The former England footballer, 43, was among stars including actress Sadie Frost and TV presenters Davina McCall and Laura Whitmore who picked up the phone at a charity event.
Celebrities returned to the annual event at brokerage firm BGC Partners on Thursday to raise millions of pounds in memory of the 658 BGC employees and 61 Eurobrokers employees who died during the 9/11 attacks in 2001.
Ferdinand told the PA news agency: “I have been here a few times, always good, always lively, loads and loads of football fans here as well so it is always welcoming.”
Talking about an earlier trade with a football fan, he said: “He said he met me in a nightclub, it’s a bit early to have them conversations, money is getting raised so it’s fantastic.
“Every time you come here everyone’s excitable, they understand what it’s about, big moment in the calendar, loads of charities are going to benefit from it.
“You can’t be nothing but happy and bubbly when you come in here today.”
Ferdinand, who was supporting charity Wellbeing Of Women, commented on the importance of raising money, particularly during the cost-of-living crisis.
He said: “The economic crisis at the moment, people are struggling, even just to get food on the table, heating, we’re coming into the winter months as well.
“So anything you can do for charity is going to help people being very much squeezed at the moment. I think it’s definitely worthwhile.”
His comments come a day after the Bank of England launched an emergency UK government bond-buying programme to prevent borrowing costs from spiralling out of control and stave off a “material risk to UK financial stability”.
The footballer, who is married to former The Only Way Is Essex star Kate Ferdinand, said of his chosen charity: “I’ve obviously got a lot of women who are dear to me and my family so being part of a charity, that is definitely important.”
Since its launch in 2004, BGC and its celebrity ambassadors have raised around 192 million dollars (£176 million) for global charitable causes.
Frost was another celebrity who returned to the trading room floor, supporting late actress Helen McCrory and Damian Lewis’s charity HVH Arts, which offers young people a “gateway to the arts”.
She told PA: “I am from the Camden area, I grew up where this charity is based, it’s HVH Arts set up by Helen McCrory and Damian Lewis, I am one of the patrons, I have been involved for quite a long time.
“When I was young I got the opportunity to go to dance school… I just feel that everybody should have the opportunity to do what they want and I think this charity really supports young people who want to get involved in music, photography, film, fashion.
“It is a really consistent charity and that is what I like about it. I have worked with a lot of different charities but this one I feel is very hands on, consistent and really changes lives.”
Speaking about the importance of raising money during the cost-of-living crisis, the 57-year-old said it is a “really important time, more than ever”.
Frost said: “The sad thing is when people come under pressure, I’m noticing in my field people are cutting back and charities are the first thing often people don’t support.

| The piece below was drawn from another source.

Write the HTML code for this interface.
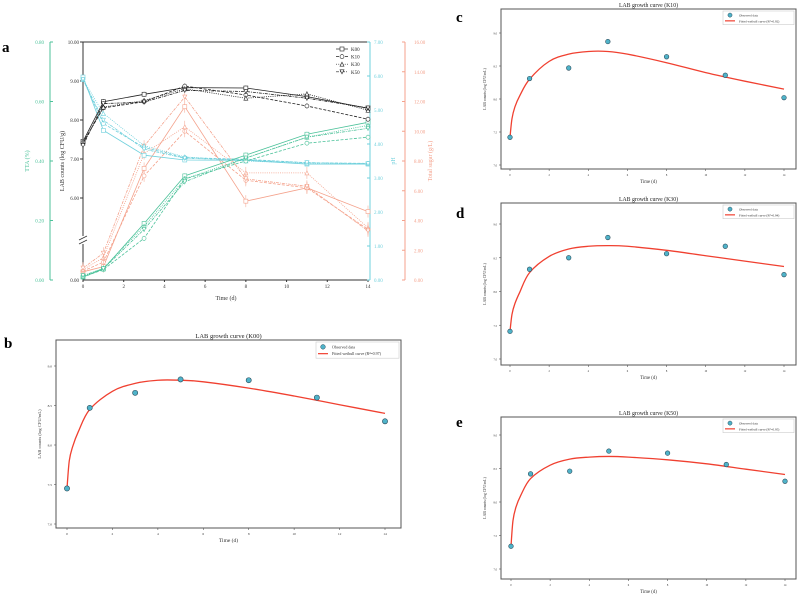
<!DOCTYPE html>
<html><head><meta charset="utf-8"><style>
body{margin:0;background:#fff;}
svg{display:block;font-family:"Liberation Serif",serif;}
</style></head><body>
<svg id="fig" width="800" height="595" viewBox="0 0 800 595" xmlns="http://www.w3.org/2000/svg"></svg>
<script>
// ---------- Panel a data ----------
const days = [0,1,3,5,8,11,14];
const groups = ["K00","K10","K30","K50"];
const labK00 = [7.45,8.47,8.66,8.83,8.82,8.60,8.30];
const labK10 = [7.42,8.31,8.47,8.87,8.64,8.36,8.02];
const labK30 = [7.41,8.33,8.50,8.80,8.56,8.67,8.25];
const labK50 = [7.34,8.42,8.46,8.76,8.73,8.56,8.31];
const ttaK00 = [0.01,0.037,0.19,0.35,0.42,0.49,0.53];
const ttaK10 = [0.01,0.035,0.14,0.34,0.40,0.46,0.48];
const ttaK30 = [0.012,0.04,0.18,0.34,0.41,0.48,0.52];
const ttaK50 = [0.015,0.038,0.17,0.33,0.41,0.48,0.51];
const phK00 = [5.97,4.40,3.67,3.53,3.52,3.41,3.41];
const phK10 = [5.90,4.60,3.90,3.60,3.55,3.45,3.43];
const phK30 = [5.90,4.90,3.95,3.62,3.50,3.43,3.42];
const phK50 = [5.90,4.70,3.85,3.58,3.53,3.45,3.42];
const sugK00 = [0.55,0.9,7.5,11.65,5.3,6.2,4.6];
const sugK10 = [0.6,1.2,7.0,10.0,6.7,6.2,3.4];
const sugK30 = [0.7,1.5,8.5,10.3,7.2,7.2,3.5];
const sugK50 = [0.8,1.8,9.0,12.3,6.8,6.3,3.3];
const labTicks = ["10.00","9.00","8.00","7.00","6.00"];
const ttaTicks = ["0.00","0.20","0.40","0.60","0.80"];
const phTicks = ["0.00","1.00","2.00","3.00","4.00","5.00","6.00","7.00"];
const sugTicks = ["0.00","2.00","4.00","6.00","8.00","10.00","12.00","14.00","16.00"];
const dayTicks = [0,2,4,6,8,10,12,14];
// ---------- Growth-curve panels data ----------
const obsK00 = [7.45,8.47,8.66,8.83,8.82,8.60,8.30];
const obsK10 = [7.42,8.31,8.47,8.87,8.64,8.36,8.02];
const obsK30 = [7.41,8.33,8.50,8.80,8.56,8.67,8.25];
const obsK50 = [7.34,8.42,8.46,8.76,8.73,8.56,8.31];
const fitT = [0,0.1,0.25,0.5,1,2,3,4,5,6,8,10,12,14];
const fitK00 = [7.45,7.80,7.98,8.17,8.45,8.68,8.78,8.82,8.82,8.80,8.72,8.62,8.51,8.40];
const fitK10 = [7.42,7.70,7.88,8.05,8.30,8.57,8.68,8.72,8.72,8.68,8.55,8.40,8.27,8.15];
const fitK30 = [7.41,7.66,7.82,7.99,8.28,8.52,8.63,8.67,8.68,8.67,8.61,8.53,8.45,8.37];
const fitK50 = [7.34,7.72,7.92,8.10,8.35,8.55,8.64,8.67,8.68,8.67,8.63,8.57,8.49,8.41];
const r2 = ["0.97","0.92","0.94","0.95"];

const NS="http://www.w3.org/2000/svg";
const svg=document.getElementById('fig');
function el(tag,attrs,parent,txt){const e=document.createElementNS(NS,tag);for(const k in attrs)e.setAttribute(k,attrs[k]);if(txt!==undefined)e.textContent=txt;(parent||svg).appendChild(e);return e;}
function pathD(pts){return pts.map((p,i)=>(i?'L':'M')+p[0].toFixed(1)+','+p[1].toFixed(1)).join('');}
function smoothD(p){
  let d='M'+p[0][0].toFixed(2)+','+p[0][1].toFixed(2);
  for(let i=0;i<p.length-1;i++){
    const p0=p[i-1]||p[i],p1=p[i],p2=p[i+1],p3=p[i+2]||p2;
    const c1=[p1[0]+(p2[0]-p0[0])/6,p1[1]+(p2[1]-p0[1])/6];
    const c2=[p2[0]-(p3[0]-p1[0])/6,p2[1]-(p3[1]-p1[1])/6];
    d+=`C${c1[0].toFixed(2)},${c1[1].toFixed(2)} ${c2[0].toFixed(2)},${c2[1].toFixed(2)} ${p2[0].toFixed(2)},${p2[1].toFixed(2)}`;
  }
  return d;
}

// ================= PANEL A =================
const ga=el('g',{});


const A={x0:83,x1:368,y0:42,y1:280};
const ax=d=>A.x0+(d/14)*(A.x1-A.x0);
const yLab=v=>A.y0+(10-v)*39;
const yTta=v=>A.y1-v/0.8*(A.y1-A.y0);
const yPh=v=>A.y1-v/7*(A.y1-A.y0);
const ySug=v=>A.y1-v/16*(A.y1-A.y0);
let t=el('text',{x:2,y:52,'font-size':15,'font-weight':'bold'},ga,'a');

let fr=el('path',{d:`M${A.x0},${A.y0}H${A.x1}M${A.x0},${A.y0}V236M${A.x0},244V${A.y1}H${A.x1}`,stroke:'#333',fill:'none','stroke-width':1},ga);

el('path',{d:'M79,240l8,-4M79,244l8,-4',stroke:'#333','stroke-width':0.8},ga);
labTicks.forEach(s=>{const v=parseFloat(s);const y=yLab(v);el('line',{x1:A.x0-3,x2:A.x0,y1:y,y2:y,stroke:'#333'},ga);const tt=el('text',{x:A.x0-4,y:y+2,'font-size':5,'text-anchor':'end',fill:'#333'},ga,s);});
el('text',{x:A.x0-4,y:A.y1+2,'font-size':5,'text-anchor':'end',fill:'#333'},ga,'0.00');
t=el('text',{x:64,y:161,'font-size':6,'text-anchor':'middle',transform:'rotate(-90 64 161)',fill:'#333'},ga,'LAB counts (log CFU/g)');

dayTicks.forEach(d=>{const x=ax(d);el('line',{x1:x,x2:x,y1:A.y1,y2:A.y1+2,stroke:'#333'},ga);const tt=el('text',{x:x,y:A.y1+8,'font-size':5,'text-anchor':'middle',fill:'#333'},ga,String(d));});
t=el('text',{x:226,y:300,'font-size':6,'text-anchor':'middle',fill:'#333'},ga,'Time (d)');

const cT='#4cc29a',cP='#6fd0dc',cS='#f4a28c';
el('line',{x1:50,x2:50,y1:A.y0,y2:A.y1,stroke:cT},ga);
ttaTicks.forEach(s=>{const y=yTta(parseFloat(s));el('line',{x1:50,x2:53,y1:y,y2:y,stroke:cT},ga);const tt=el('text',{x:44,y:y+2,'font-size':5,'text-anchor':'end',fill:cT},ga,s);});
t=el('text',{x:29,y:161,'font-size':6,'text-anchor':'middle',transform:'rotate(-90 29 161)',fill:cT},ga,'TTA (%)');

el('line',{x1:370,x2:370,y1:A.y0,y2:A.y1,stroke:cP},ga);
phTicks.forEach(s=>{const y=yPh(parseFloat(s));el('line',{x1:367,x2:370,y1:y,y2:y,stroke:cP},ga);const tt=el('text',{x:374,y:y+2,'font-size':5,fill:cP},ga,s);});
t=el('text',{x:395,y:161,'font-size':6,'text-anchor':'middle',transform:'rotate(-90 395 161)',fill:cP},ga,'pH');

el('line',{x1:405,x2:405,y1:A.y0,y2:A.y1,stroke:cS},ga);
sugTicks.forEach(s=>{const y=ySug(parseFloat(s));el('line',{x1:402,x2:405,y1:y,y2:y,stroke:cS},ga);const tt=el('text',{x:414,y:y+2,'font-size':5,fill:cS},ga,s);});
t=el('text',{x:432,y:161,'font-size':6,'text-anchor':'middle',transform:'rotate(-90 432 161)',fill:cS},ga,'Total sugar (g/L)');


const dashes=['none','3,1.5','1,1.2','3,1,1,1'];
function marker(g,k,x,y,c){
  const r=2;let m;
  if(k==0)m=el('rect',{x:x-r,y:y-r,width:2*r,height:2*r,fill:'#fff',stroke:c,'stroke-width':0.6},g);
  else if(k==1)m=el('circle',{cx:x,cy:y,r:r,fill:'#fff',stroke:c,'stroke-width':0.6},g);
  else if(k==2)m=el('path',{d:`M${x},${y-r}L${x+r},${y+r}L${x-r},${y+r}Z`,fill:'#fff',stroke:c,'stroke-width':0.6},g);
  else m=el('path',{d:`M${x-r},${y-r}L${x+r},${y-r}L${x},${y+r}Z`,fill:'#fff',stroke:c,'stroke-width':0.6},g);
  
  
}
function series(vals,yf,c,k,name,eb){
  const g=el('g',{},ga);
  
  
  const pts=vals.map((v,i)=>[ax(days[i]),yf(v)]);
  el('path',{d:pathD(pts),fill:'none',stroke:c,'stroke-width':0.8,'stroke-dasharray':dashes[k]},g);
  pts.forEach(p=>{if(eb){el('line',{x1:p[0],x2:p[0],y1:p[1]-eb,y2:p[1]+eb,stroke:c,'stroke-width':0.5},g);}marker(g,k,p[0],p[1],c);});
}
const sugS=[sugK00,sugK10,sugK30,sugK50],phS=[phK00,phK10,phK30,phK50],ttaS=[ttaK00,ttaK10,ttaK30,ttaK50],labS=[labK00,labK10,labK30,labK50];
sugS.forEach((s,k)=>series(s,ySug,cS,k,'sugar-line-'+groups[k].toLowerCase(),6));
phS.forEach((s,k)=>series(s,yPh,cP,k,'ph-line-'+groups[k].toLowerCase(),1.5));
ttaS.forEach((s,k)=>series(s,yTta,cT,k,'tta-line-'+groups[k].toLowerCase(),2.5));
labS.forEach((s,k)=>series(s,yLab,'#222',k,'lab-line-'+groups[k].toLowerCase(),2.5));
const lg=el('g',{},ga);


groups.forEach((g,k)=>{const y=49+k*7.6;el('line',{x1:336,x2:348,y1:y,y2:y,stroke:'#222','stroke-width':0.7,'stroke-dasharray':dashes[k]},lg);marker(lg,k,342,y,'#222');const tt=el('text',{x:351,y:y+2,'font-size':5,fill:'#222'},lg,g);});

// ================= GROWTH PANELS =================
function growth(cfg){
  const g=el('g',{});
  
  
  const {fx0,fx1,fy0,fy1,x0,x14,y9,y7}=cfg;
  const X=d=>x0+d/14*(x14-x0);
  const Y=v=>y7-(v-7)/2*(y7-y9);
  let tt=el('text',{x:cfg.lx,y:cfg.ly,'font-size':15,'font-weight':'bold'},g,cfg.id);
  
  tt=el('text',{x:(fx0+fx1)/2,y:fy0-2,'font-size':cfg.fs+2,'text-anchor':'middle',fill:'#222'},g,'LAB growth curve ('+cfg.name+')');
  
  const fr=el('rect',{x:fx0,y:fy0,width:fx1-fx0,height:fy1-fy0,fill:'none',stroke:'#555','stroke-width':1},g);
  
  ["7.0","7.5","8.0","8.5","9.0"].forEach(s=>{const y=Y(parseFloat(s));el('line',{x1:fx0-2,x2:fx0,y1:y,y2:y,stroke:'#555','stroke-width':0.6},g);const q=el('text',{x:fx0-4,y:y+1.5,'font-size':cfg.fs-1,'text-anchor':'end',fill:'#333'},g,s);});
  dayTicks.forEach(d=>{const x=X(d);el('line',{x1:x,x2:x,y1:fy1,y2:fy1+2,stroke:'#555','stroke-width':0.6},g);const q=el('text',{x:x,y:fy1+7,'font-size':cfg.fs-1,'text-anchor':'middle',fill:'#333'},g,String(d));});
  tt=el('text',{x:(fx0+fx1)/2,y:fy1+14,'font-size':cfg.fs+1,'text-anchor':'middle',fill:'#333'},g,'Time (d)');
  
  const my=(fy0+fy1)/2;
  tt=el('text',{x:fx0-15,y:my,'font-size':cfg.fs,'text-anchor':'middle',transform:`rotate(-90 ${fx0-15} ${my})`,fill:'#333'},g,'LAB counts (log CFU/mL)');
  
  const fit=el('path',{d:smoothD(fitT.map((d,i)=>[X(d),Y(cfg.fit[i])])),fill:'none',stroke:'#f04030','stroke-width':1.3,'stroke-linejoin':'round'},g);
  
  cfg.obs.forEach((v,i)=>{const c=el('circle',{cx:X(days[i]),cy:Y(v),r:cfg.r,fill:'#4fb3c9',stroke:'#2a4a5a','stroke-width':0.6},g);});
  const lw=cfg.legW,lx=fx1-lw-2,ly=fy0+2,lh=cfg.fs*3.6;
  const L=el('g',{},g);
  
  
  el('rect',{x:lx,y:ly,width:lw,height:lh,fill:'#fff',stroke:'#ccc','stroke-width':0.6},L);
  el('circle',{cx:lx+7,cy:ly+lh*0.3,r:cfg.r*0.9,fill:'#4fb3c9',stroke:'#2a4a5a','stroke-width':0.5},L);
  el('line',{x1:lx+2,x2:lx+12,y1:ly+lh*0.72,y2:ly+lh*0.72,stroke:'#f04030','stroke-width':1.2},L);
  tt=el('text',{x:lx+16,y:ly+lh*0.3+1.5,'font-size':cfg.fs-0.5,fill:'#333'},L,'Observed data');
  
  tt=el('text',{x:lx+16,y:ly+lh*0.72+1.5,'font-size':cfg.fs-0.5,fill:'#333'},L,'Fitted weibull curve (R²=0.'+cfg.r2.slice(2)+')');
  
}
growth({id:'b',name:'K00',lx:4,ly:348,fx0:56,fx1:401,fy0:340,fy1:528,x0:67,x14:385,y9:366,y7:524,obs:obsK00,fit:fitK00,r2:r2[0],fs:4.5,r:2.6,legW:83});
growth({id:'c',name:'K10',lx:456,ly:22,fx0:501,fx1:796,fy0:9,fy1:169,x0:510,x14:784,y9:33,y7:165,obs:obsK10,fit:fitK10,r2:r2[1],fs:3.8,r:2.3,legW:71});
growth({id:'d',name:'K30',lx:456,ly:218,fx0:501,fx1:796,fy0:203,fy1:365,x0:510,x14:784,y9:224,y7:359,obs:obsK30,fit:fitK30,r2:r2[2],fs:3.8,r:2.3,legW:71});
growth({id:'e',name:'K50',lx:456,ly:427,fx0:501,fx1:796,fy0:417,fy1:579,x0:511,x14:785,y9:435,y7:569,obs:obsK50,fit:fitK50,r2:r2[3],fs:3.8,r:2.3,legW:71});
</script>
</body></html>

“Something like today… it has been going on for so long people really do like the way this is operated, it does raise money, it works.
“I think people have to think outside the box to raise money, I think people get fatigued and tired but people and charities need support and we all have to do our bit.”
The actress and film producer said about trading that she gets “a bit nervous” but it is always “energetic”.
She added: “I’ve done a couple of trades, there is so many characters, I always gravitate towards the guys who are a lot of fun, you have a lot of fun and you do some deals and we did a few and I’m very happy, my work is done.”
All profits from trades are donated to good causes including the Cantor Fitzgerald Relief Fund and dozens of other charities around the world.
Good Morning Britain presenter Ben Shephard and England cricketer Georgia Elwiss also took part in the charity event held at London’s Canary Wharf.